WHAT IS NEEDED: Leave out the pictures and transcribe everything else exactly.

RECORDED INFORMATION:
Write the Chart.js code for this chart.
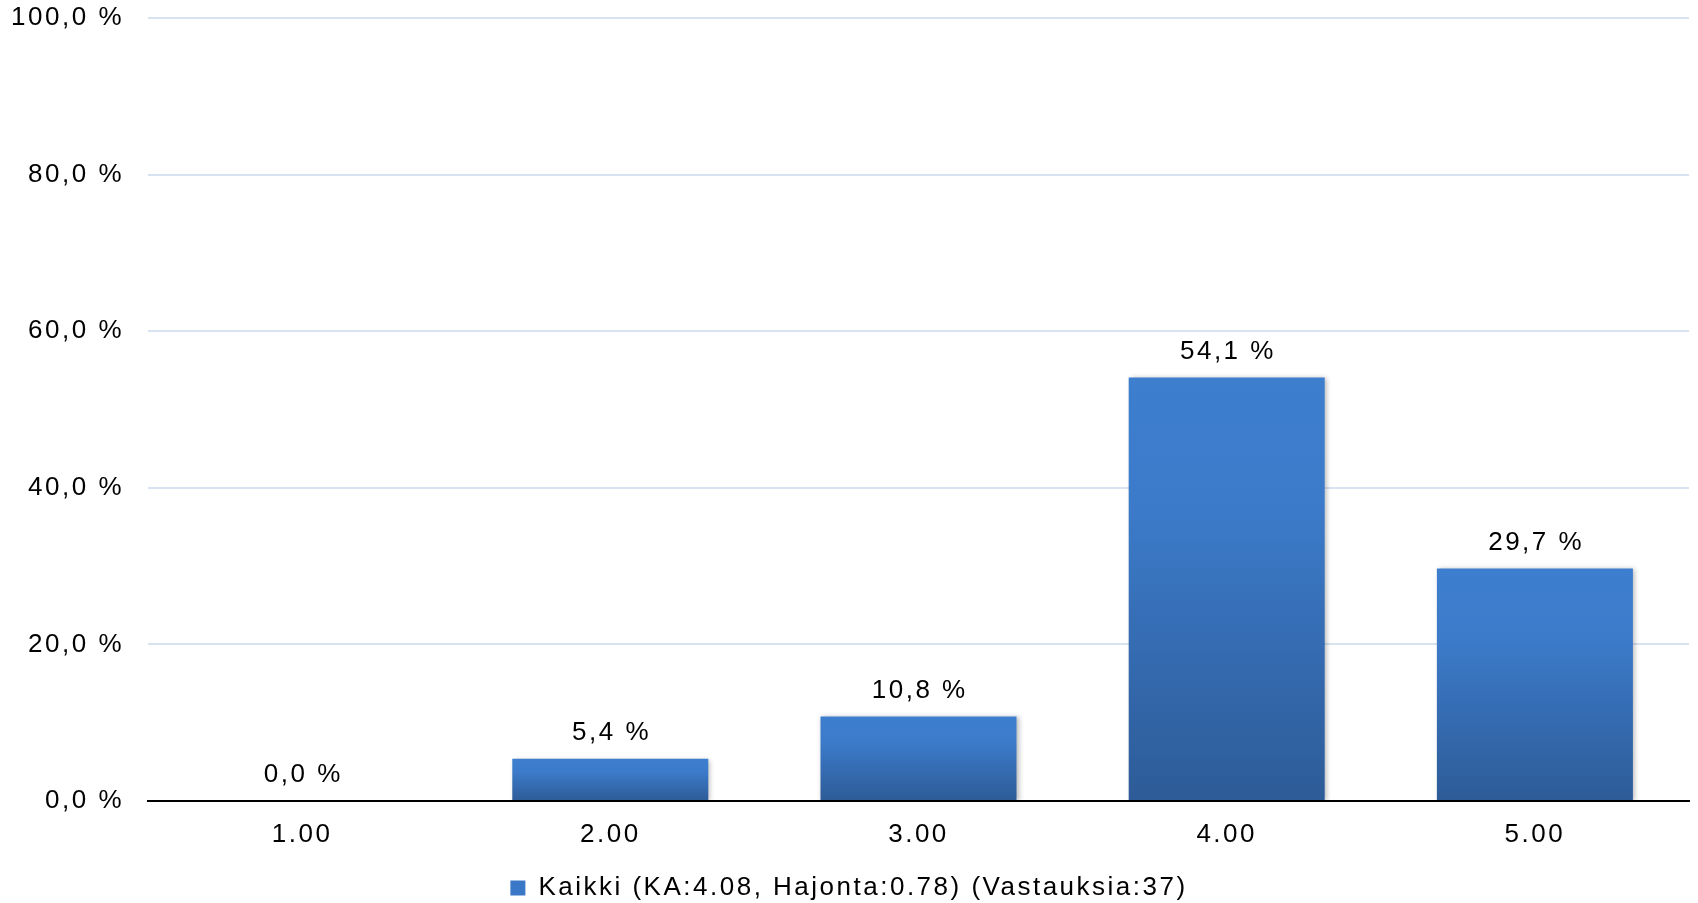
<!DOCTYPE html>
<html>
<head>
<meta charset="utf-8">
<script src="https://cdn.jsdelivr.net/npm/chart.js@4.4.1/dist/chart.umd.min.js"></script>
<style>
  html, body { margin: 0; padding: 0; background: #ffffff; }
  #wrap { width: 1698px; height: 903px; position: relative; }
</style>
</head>
<body>
<div id="wrap"><canvas id="c"></canvas></div>
<script>
const categories = ['1.00', '2.00', '3.00', '4.00', '5.00'];
const values = [0.0, 5.4, 10.8, 54.1, 29.7];
const valueLabels = ['0,0 %', '5,4 %', '10,8 %', '54,1 %', '29,7 %'];
const yTickValues = [0, 20, 40, 60, 80, 100];
const yTickLabels = ['0,0 %', '20,0 %', '40,0 %', '60,0 %', '80,0 %', '100,0 %'];
const seriesName = 'Kaikki (KA:4.08, Hajonta:0.78) (Vastauksia:37)';

const FONT = '"Liberation Sans", Arial, sans-serif';
const FSIZE = 26;
const LS = '2.5px';
const TOP_COLOR = '#3D7ECE';
const BOTTOM_COLOR = '#2D5B97';

const spacingPlugin = {
  id: 'spacing',
  beforeLayout(chart) { chart.ctx.letterSpacing = LS; },
  beforeDraw(chart) { chart.ctx.letterSpacing = LS; }
};

const shadowPlugin = {
  id: 'barShadow',
  beforeDatasetsDraw(chart) {
    const ctx = chart.ctx;
    ctx.save();
    ctx.shadowColor = 'rgba(0,0,0,0.28)';
    ctx.shadowBlur = 5;
    ctx.shadowOffsetX = 2;
    ctx.shadowOffsetY = 1;
  },
  afterDatasetsDraw(chart) {
    const ctx = chart.ctx;
    ctx.restore();
    const meta = chart.getDatasetMeta(0);
    ctx.save();
    ctx.letterSpacing = LS;
    ctx.font = FSIZE + 'px ' + FONT;
    ctx.fillStyle = '#000';
    ctx.textAlign = 'center';
    ctx.textBaseline = 'middle';
    meta.data.forEach((el, i) => {
      ctx.fillText(valueLabels[i], el.x + 1.25, el.y - 26);
    });
    ctx.restore();
  }
};

function barFill(context) {
  const chart = context.chart;
  if (!chart.chartArea || context.type !== 'data') return '#3A77C6';
  const y = chart.scales.y;
  const top = y.getPixelForValue(context.raw);
  const base = y.getPixelForValue(0);
  if (!isFinite(top) || Math.abs(base - top) < 1) return '#3A77C6';
  const g = chart.ctx.createLinearGradient(0, top, 0, base);
  g.addColorStop(0, TOP_COLOR);
  g.addColorStop(0.3, '#3C7BCA');
  g.addColorStop(1, BOTTOM_COLOR);
  return g;
}

new Chart(document.getElementById('c'), {
  type: 'bar',
  data: {
    labels: categories,
    datasets: [{
      label: seriesName,
      data: values,
      backgroundColor: barFill,
      borderWidth: 0,
      categoryPercentage: 1.0,
      barPercentage: 0.636
    }]
  },
  options: {
    responsive: true,
    maintainAspectRatio: false,
    animation: false,
    devicePixelRatio: 1,
    layout: { padding: { left: 9, right: 9, top: 18, bottom: -8 } },
    plugins: {
      tooltip: { enabled: false },
      legend: {
        display: true,
        position: 'bottom',
        labels: {
          boxWidth: 15,
          boxHeight: 15,
          padding: 10,
          color: '#000',
          font: { family: FONT, size: FSIZE }
        }
      }
    },
    scales: {
      x: {
        grid: { display: false, drawTicks: false },
        border: { display: true, color: '#000', width: 2 },
        ticks: { color: '#000', padding: 18, font: { family: FONT, size: FSIZE } },
        afterFit(s) { s.height = 64; }
      },
      y: {
        min: 0,
        max: 100,
        afterBuildTicks(s) { s.ticks = yTickValues.map(v => ({ value: v })); },
        grid: {
          drawTicks: false,
          lineWidth: 2,
          color: (c) => (c.tick && c.tick.value === 0) ? 'rgba(0,0,0,0)' : '#D8E3F1'
        },
        border: { display: false },
        ticks: {
          color: '#000',
          padding: 24,
          font: { family: FONT, size: FSIZE },
          callback: (v) => yTickLabels[yTickValues.indexOf(v)]
        },
        afterFit(s) { s.width = 139; s.paddingTop = 0; s.paddingBottom = 0; }
      }
    }
  },
  plugins: [spacingPlugin, shadowPlugin]
});
</script>
</body>
</html>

IN RESPONSE:
Write the Chart.js code for this chart.
<!DOCTYPE html>
<html>
<head>
<meta charset="utf-8">
<script src="https://cdn.jsdelivr.net/npm/chart.js@4.4.1/dist/chart.umd.min.js"></script>
<style>
  html, body { margin: 0; padding: 0; background: #ffffff; }
  #wrap { width: 1698px; height: 903px; position: relative; }
</style>
</head>
<body>
<div id="wrap"><canvas id="c"></canvas></div>
<script>
const categories = ['1.00', '2.00', '3.00', '4.00', '5.00'];
const values = [0.0, 5.4, 10.8, 54.1, 29.7];
const valueLabels = ['0,0 %', '5,4 %', '10,8 %', '54,1 %', '29,7 %'];
const yTickValues = [0, 20, 40, 60, 80, 100];
const yTickLabels = ['0,0 %', '20,0 %', '40,0 %', '60,0 %', '80,0 %', '100,0 %'];
const seriesName = 'Kaikki (KA:4.08, Hajonta:0.78) (Vastauksia:37)';

const FONT = '"Liberation Sans", Arial, sans-serif';
const FSIZE = 26;
const LS = '2.5px';
const TOP_COLOR = '#3D7ECE';
const BOTTOM_COLOR = '#2D5B97';

const spacingPlugin = {
  id: 'spacing',
  beforeLayout(chart) { chart.ctx.letterSpacing = LS; },
  beforeDraw(chart) { chart.ctx.letterSpacing = LS; }
};

const shadowPlugin = {
  id: 'barShadow',
  beforeDatasetsDraw(chart) {
    const ctx = chart.ctx;
    ctx.save();
    ctx.shadowColor = 'rgba(0,0,0,0.28)';
    ctx.shadowBlur = 5;
    ctx.shadowOffsetX = 2;
    ctx.shadowOffsetY = 1;
  },
  afterDatasetsDraw(chart) {
    const ctx = chart.ctx;
    ctx.restore();
    const meta = chart.getDatasetMeta(0);
    ctx.save();
    ctx.letterSpacing = LS;
    ctx.font = FSIZE + 'px ' + FONT;
    ctx.fillStyle = '#000';
    ctx.textAlign = 'center';
    ctx.textBaseline = 'middle';
    meta.data.forEach((el, i) => {
      ctx.fillText(valueLabels[i], el.x + 1.25, el.y - 26);
    });
    ctx.restore();
  }
};

function barFill(context) {
  const chart = context.chart;
  if (!chart.chartArea || context.type !== 'data') return '#3A77C6';
  const y = chart.scales.y;
  const top = y.getPixelForValue(context.raw);
  const base = y.getPixelForValue(0);
  if (!isFinite(top) || Math.abs(base - top) < 1) return '#3A77C6';
  const g = chart.ctx.createLinearGradient(0, top, 0, base);
  g.addColorStop(0, TOP_COLOR);
  g.addColorStop(0.3, '#3C7BCA');
  g.addColorStop(1, BOTTOM_COLOR);
  return g;
}

new Chart(document.getElementById('c'), {
  type: 'bar',
  data: {
    labels: categories,
    datasets: [{
      label: seriesName,
      data: values,
      backgroundColor: barFill,
      borderWidth: 0,
      categoryPercentage: 1.0,
      barPercentage: 0.636
    }]
  },
  options: {
    responsive: true,
    maintainAspectRatio: false,
    animation: false,
    devicePixelRatio: 1,
    layout: { padding: { left: 9, right: 9, top: 18, bottom: -8 } },
    plugins: {
      tooltip: { enabled: false },
      legend: {
        display: true,
        position: 'bottom',
        labels: {
          boxWidth: 15,
          boxHeight: 15,
          padding: 10,
          color: '#000',
          font: { family: FONT, size: FSIZE }
        }
      }
    },
    scales: {
      x: {
        grid: { display: false, drawTicks: false },
        border: { display: true, color: '#000', width: 2 },
        ticks: { color: '#000', padding: 18, font: { family: FONT, size: FSIZE } },
        afterFit(s) { s.height = 64; }
      },
      y: {
        min: 0,
        max: 100,
        afterBuildTicks(s) { s.ticks = yTickValues.map(v => ({ value: v })); },
        grid: {
          drawTicks: false,
          lineWidth: 2,
          color: (c) => (c.tick && c.tick.value === 0) ? 'rgba(0,0,0,0)' : '#D8E3F1'
        },
        border: { display: false },
        ticks: {
          color: '#000',
          padding: 24,
          font: { family: FONT, size: FSIZE },
          callback: (v) => yTickLabels[yTickValues.indexOf(v)]
        },
        afterFit(s) { s.width = 139; s.paddingTop = 0; s.paddingBottom = 0; }
      }
    }
  },
  plugins: [spacingPlugin, shadowPlugin]
});
</script>
</body>
</html>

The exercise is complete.